ゲーム慣れしていないオジサンには少しきついと思います。ダッシュとかないかな?と探してしまいました。
色々なところに繋がっていると思ったのですが、この空間しかないようです。
「ビルの中を再現して、自由に見れる」というだけのワールドということを5分ほど散策して気が付きました。
特にギミックがあるわけでなく、スクリーンにCMとBGMが流れているだけです。
驚くほどにツマラナイ!と思って退出することに……。
イマイチ操作方法が分からないので、色々探ってみるのですが、現状では誰もが気軽には遠い感じです。
ロビーというワールドに出てみました。
ここは様々なワールドを紹介したり、飛ぶことができたりします。驚くことに他の参加者を見つけました。

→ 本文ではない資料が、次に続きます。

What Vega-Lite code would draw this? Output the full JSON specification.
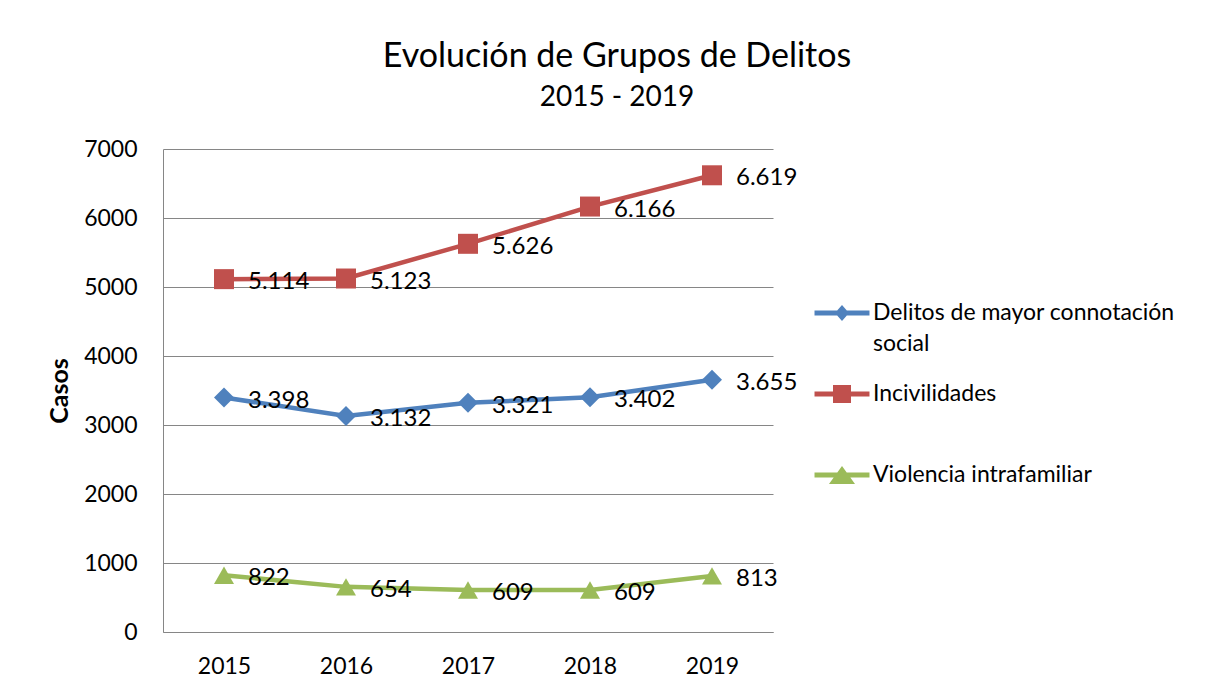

当たり前なのですが、近づいてみるとボイス機能で会話をしています。
近づくと音量が上がっていき、盗み聞き?しているような感覚になります。
コレは面白いな!と思いました。今までMMORPGで遊んだことがないので、この機能が新鮮でした。
このように、おすすめのワールドに飛ぶことができます。
空中アスレチックというので遊んだのですが、落ちたらやり直しみたいな感じのゲームです。
個人がゲームを作って公開できるというのは面白いですね。
一度遊んでロビーに戻りました。
人が近づいたときにエモーションで反応をすることができます。
他のキャラクターが近づいてきたので、何かと思ったらボイス機能は必ずイヤホンをしていないと反響で迷惑をかけてしまうそうです。
椅子に座ったりマグカップを持ったり、ギミックが可能です。
座りながら喋りができるようになっています。
ミュージックビデオのようなワールドもあり、3Dで描写されるエフェクトは新感覚です。
メタバースプラットフォーム cluster(クラスター)はどう?
まだ技術的に生成期から成長期に向かう状況なので、グラフィック性能や商用的な利用がまだ未熟というのは否めませんでした。ただ非常に面白いと思ったのは、既存のSNSではできない「半端」を再現できるということです。
例えばインスタのLIVEや、YoutubeLive、ニコニコ生放送などリアルタイム配信が存在しますが、「参加している」「参加していない」というのが明確に分かれています。メタバースプラットフォームの場合は、音楽フェスのように有名人の演奏を聞きながら友達と話す、演奏を抜けて違うブースに行って、また何となく戻ってくる。
このように「離脱」という概念があいまいになるので、現実世界に近いと感じました。
仲の良い友人たちで会話していても、ちょっと離脱したいときは距離を離れたら「あ、○○くんどっか行った」と現実で集まっているように自然に距離を置くことができます。既存のサービスだと、「一回離脱します」「ちょっと用事があるので」といって回線を切ったり、突然ログアウトして心配されたりします。
今後メタバースが成長していき、グラフィック性能の向上やVRゴーグルに最適化、参加者が増えて商業的な成功を収めたら、アニメSAOの世界のようにメタバースの参加者が一日中”潜っている”という現実も近いかもしれません。
今までの通信販売はアマゾンや楽天市場のように能動的に欲しい物を探してクリックしますが、メタバースが普及したら本当の人間、または本当の人間のように振る舞うAIと会話しながら、「今度デートの服を探していて〜」と雑談しながら現実の衣類を買うこともあるかもしれません。
そんな近未来的な世界観をクラスターでいち早く体験してみるのも面白いです。